Submitted by support on Fri, 2014-05-16 15:23

Hi Convergence,

No need to create multiple instances of Automation Tool at all - with the above in place; the new fetchsimul.php script will simultaneously fetch from each different network.

What it does is read the list of jobs and compiles a list of unique host names (e.g. linkshare.com, cj.com) and then spawns simultaneous instances of fetch.php for each unique host name (network).
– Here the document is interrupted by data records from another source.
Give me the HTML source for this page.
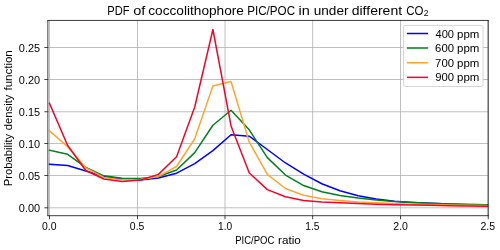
<!DOCTYPE html><html><head><meta charset="utf-8"><title>PDF of coccolithophore PIC/POC</title><style>html,body{margin:0;padding:0;background:#fff;}svg{display:block;will-change:transform;opacity:0.999;}text{font-family:"Liberation Sans",sans-serif;fill:#000;}</style></head><body>
<svg width="500" height="250" viewBox="0 0 500 250">
<rect x="0" y="0" width="500" height="250" fill="#fff"/>
<clipPath id="c"><rect x="47.87" y="20.45" width="440.28" height="195.25"/></clipPath>
<path d="M49.50 20.45V215.7M137.50 20.45V215.7M225.00 20.45V215.7M312.65 20.45V215.7M400.50 20.45V215.7M488.25 20.45V215.7M47.87 207.80H488.15M47.87 175.50H488.15M47.87 143.50H488.15M47.87 111.75H488.15M47.87 79.50H488.15M47.87 47.50H488.15" stroke="#b0b0b0" stroke-width="0.8" fill="none"/>
<polyline clip-path="url(#c)" points="49.50,164.26 67.66,165.55 85.81,171.01 103.97,176.59 122.12,179.35 140.28,180.12 158.43,178.00 176.59,173.19 194.74,163.62 212.90,150.59 231.05,134.73 249.21,136.21 267.36,149.50 285.52,162.98 303.67,174.09 321.83,183.72 339.98,190.78 358.14,195.72 376.29,199.00 394.45,201.18 412.60,202.46 430.76,203.36 448.91,203.94 467.07,204.39 485.22,204.71 503.38,204.97" fill="none" stroke="#0000ff" stroke-width="1.5" stroke-linejoin="round" stroke-linecap="square"/>
<polyline clip-path="url(#c)" points="49.50,150.27 67.66,154.31 85.81,167.47 103.97,175.82 122.12,178.26 140.28,178.52 158.43,176.53 176.59,169.98 194.74,152.64 212.90,125.23 231.05,110.27 249.21,129.79 267.36,157.59 285.52,175.05 303.67,185.58 321.83,191.68 339.98,195.40 358.14,198.10 376.29,200.02 394.45,201.50 412.60,202.46 430.76,203.36 448.91,203.94 467.07,204.39 485.22,204.71 503.38,204.97" fill="none" stroke="#00801e" stroke-width="1.5" stroke-linejoin="round" stroke-linecap="square"/>
<polyline clip-path="url(#c)" points="49.50,130.88 67.66,146.61 85.81,167.80 103.97,177.43 122.12,179.87 140.28,179.61 158.43,176.40 176.59,166.51 194.74,138.78 212.90,86.01 231.05,81.51 249.21,141.99 267.36,174.41 285.52,188.47 303.67,195.21 321.83,198.74 339.98,200.54 358.14,201.95 376.29,202.85 394.45,203.56 412.60,204.13 430.76,204.58 448.91,204.97 467.07,205.29 485.22,205.61 503.38,205.87" fill="none" stroke="#ffa52d" stroke-width="1.5" stroke-linejoin="round" stroke-linecap="square"/>
<polyline clip-path="url(#c)" points="49.50,103.27 67.66,145.52 85.81,170.49 103.97,179.03 122.12,181.47 140.28,180.12 158.43,174.34 176.59,156.69 194.74,107.00 212.90,29.51 231.05,125.94 249.21,172.80 267.36,189.62 285.52,196.81 303.67,200.47 321.83,201.89 339.98,202.72 358.14,203.56 376.29,204.20 394.45,204.65 412.60,205.03 430.76,205.35 448.91,205.67 467.07,205.93 485.22,206.19 503.38,206.38" fill="none" stroke="#fa0028" stroke-width="1.5" stroke-linejoin="round" stroke-linecap="square"/>
<path d="M49.50 215.7v3.5M137.50 215.7v3.5M225.00 215.7v3.5M312.65 215.7v3.5M400.50 215.7v3.5M488.25 215.7v3.5M47.87 207.80h-3.5M47.87 175.50h-3.5M47.87 143.50h-3.5M47.87 111.75h-3.5M47.87 79.50h-3.5M47.87 47.50h-3.5" stroke="#111" stroke-width="0.8" fill="none"/>
<path d="M47.87 20.05V216.1M488.15 20.05V216.1M47.449999999999996 20.45H488.54999999999995M47.449999999999996 215.7H488.54999999999995" fill="none" stroke="#111" stroke-width="0.82"/>
<text x="42.03" y="230.30" font-size="10.25" textLength="14.49" lengthAdjust="spacingAndGlyphs">0.0</text>
<text x="129.89" y="230.30" font-size="10.25" textLength="14.53" lengthAdjust="spacingAndGlyphs">0.5</text>
<text x="218.10" y="230.30" font-size="10.25" textLength="14.13" lengthAdjust="spacingAndGlyphs">1.0</text>
<text x="305.24" y="230.30" font-size="10.25" textLength="14.17" lengthAdjust="spacingAndGlyphs">1.5</text>
<text x="393.34" y="230.30" font-size="10.25" textLength="14.62" lengthAdjust="spacingAndGlyphs">2.0</text>
<text x="480.48" y="230.30" font-size="10.25" textLength="14.65" lengthAdjust="spacingAndGlyphs">2.5</text>
<text x="18.87" y="211.65" font-size="10.25" textLength="21.24" lengthAdjust="spacingAndGlyphs">0.00</text>
<text x="18.87" y="179.65" font-size="10.25" textLength="21.28" lengthAdjust="spacingAndGlyphs">0.05</text>
<text x="18.87" y="147.65" font-size="10.25" textLength="21.24" lengthAdjust="spacingAndGlyphs">0.10</text>
<text x="18.87" y="115.65" font-size="10.25" textLength="21.28" lengthAdjust="spacingAndGlyphs">0.15</text>
<text x="18.87" y="83.65" font-size="10.25" textLength="21.24" lengthAdjust="spacingAndGlyphs">0.20</text>
<text x="18.87" y="51.65" font-size="10.25" textLength="21.28" lengthAdjust="spacingAndGlyphs">0.25</text>
<text x="235.23" y="243.60" font-size="10.25" textLength="39.11" lengthAdjust="spacingAndGlyphs">PIC/POC</text>
<text x="278.10" y="243.60" font-size="10.25" textLength="22.80" lengthAdjust="spacingAndGlyphs">ratio</text>
<g transform="translate(12.35,0) rotate(-90)">
<text x="-90.57" y="0.00" font-size="10.25" textLength="40.30" lengthAdjust="spacingAndGlyphs">function</text>
<text x="-130.17" y="0.00" font-size="10.25" textLength="35.61" lengthAdjust="spacingAndGlyphs">density</text>
<text x="-186.33" y="0.00" font-size="10.25" textLength="52.48" lengthAdjust="spacingAndGlyphs">Probability</text>
</g>
<text x="107.25" y="14.75" font-size="12.25" textLength="22.18" lengthAdjust="spacingAndGlyphs">PDF</text>
<text x="133.26" y="14.75" font-size="12.25" textLength="12.12" lengthAdjust="spacingAndGlyphs">of</text>
<text x="148.30" y="14.75" font-size="12.25" textLength="95.58" lengthAdjust="spacingAndGlyphs">coccolithophore</text>
<text x="247.20" y="14.75" font-size="12.25" textLength="47.92" lengthAdjust="spacingAndGlyphs">PIC/POC</text>
<text x="298.63" y="14.75" font-size="12.25" textLength="11.29" lengthAdjust="spacingAndGlyphs">in</text>
<text x="313.72" y="14.75" font-size="12.25" textLength="34.76" lengthAdjust="spacingAndGlyphs">under</text>
<text x="351.71" y="14.75" font-size="12.25" textLength="50.39" lengthAdjust="spacingAndGlyphs">different</text>
<text x="406.23" y="14.75" font-size="12.25" textLength="17.23" lengthAdjust="spacingAndGlyphs">CO</text>
<text x="423.87" y="16.45" font-size="9.0" textLength="4.76" lengthAdjust="spacingAndGlyphs">2</text>
<rect x="403.55" y="25.4" width="79.45" height="61.1" rx="1.8" ry="1.8" fill="#fff" fill-opacity="0.8" stroke="#ccc" stroke-opacity="0.8" stroke-width="1"/>
<path d="M407.6 33.5H427.4" stroke="#0000ff" stroke-width="1.5" stroke-linecap="square"/>
<text x="435.46" y="37.50" font-size="10.25" textLength="18.57" lengthAdjust="spacingAndGlyphs">400</text>
<text x="457.07" y="37.50" font-size="10.25" textLength="22.33" lengthAdjust="spacingAndGlyphs">ppm</text>
<path d="M407.6 48.0H427.4" stroke="#00801e" stroke-width="1.5" stroke-linecap="square"/>
<text x="435.13" y="52.00" font-size="10.25" textLength="18.90" lengthAdjust="spacingAndGlyphs">600</text>
<text x="457.07" y="52.00" font-size="10.25" textLength="22.33" lengthAdjust="spacingAndGlyphs">ppm</text>
<path d="M407.6 62.75H427.4" stroke="#ffa52d" stroke-width="1.5" stroke-linecap="square"/>
<text x="435.12" y="66.75" font-size="10.25" textLength="18.91" lengthAdjust="spacingAndGlyphs">700</text>
<text x="457.07" y="66.75" font-size="10.25" textLength="22.33" lengthAdjust="spacingAndGlyphs">ppm</text>
<path d="M407.6 77.35H427.4" stroke="#fa0028" stroke-width="1.5" stroke-linecap="square"/>
<text x="435.18" y="81.35" font-size="10.25" textLength="18.85" lengthAdjust="spacingAndGlyphs">900</text>
<text x="457.07" y="81.35" font-size="10.25" textLength="22.33" lengthAdjust="spacingAndGlyphs">ppm</text>
</svg></body></html>
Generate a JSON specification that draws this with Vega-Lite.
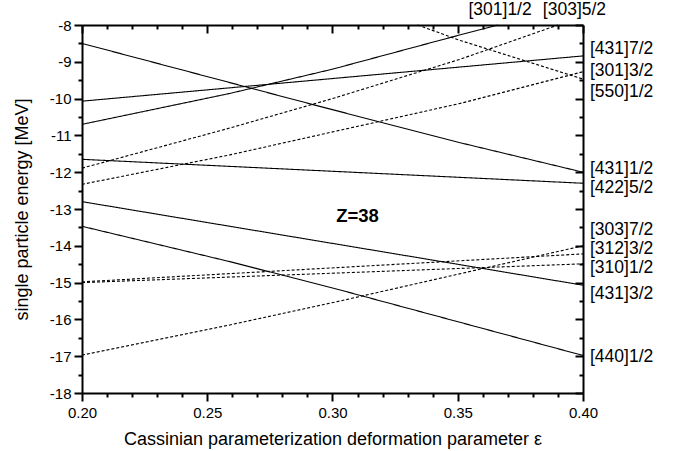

The script itself won't exit until all child processes have completed.

Cheers,
David.
--
PriceTapestry.com

Submitted by Convergence on Sun, 2014-05-18 20:30

This is the CRON email sent:

--2014-05-18 14:10:01-- http://www./scripts/fetchsimul.php?password=$&filename=@ALL
Resolving www....
Connecting to www.||:80... connected.
HTTP request sent, awaiting response... 200 OK
Length: 106170 (104K) [text/html]
Saving to: “/dev/null”

0K .......... .......... .......... .......... .......... 48% 431M 0s
50K .......... .......... .......... .......... .......... 96% 1.14G 0s
100K ... 100% 7022G=0s

2014-05-18 14:10:21 (653 MB/s) - “/dev/null” saved [106170/106170]

Submitted by support on Mon, 2014-05-19 07:32

Hi Convergence,

Hmmm - 20 seconds seems a little quick - do the Modified (or Job run) date/times indicate nothing was executed using the fetchsimul.php method?

Cheers,
David.
--
PriceTapestry.com

Submitted by Convergence on Mon, 2014-05-19 13:29

Correction: Nothing was "FETCHED", good sir...

Submitted by support on Mon, 2014-05-19 18:05

Hi Dennis,

The path to php may be incorrect - in your new file fetchsimul.php where you have this code:

      $commands[$parts["host"]]["cmd"] = "/usr/bin/php fetch.php ".$parts["host"];

...REPLACE with:

      $commands[$parts["host"]]["cmd"] = "/usr/local/bin/php fetch.php ".$parts["host"];

If still no joy, drop me an email and I'll check out this, and the import_slow.php issue directly on your server for you, no problem...

Cheers,
David.
--
PriceTapestry.com

Submitted by Convergence on Sun, 2014-05-25 23:16

Hi David,

Just a quick note to express our appreciation for your extra effort in assisting us.

We're back and running full steam, again!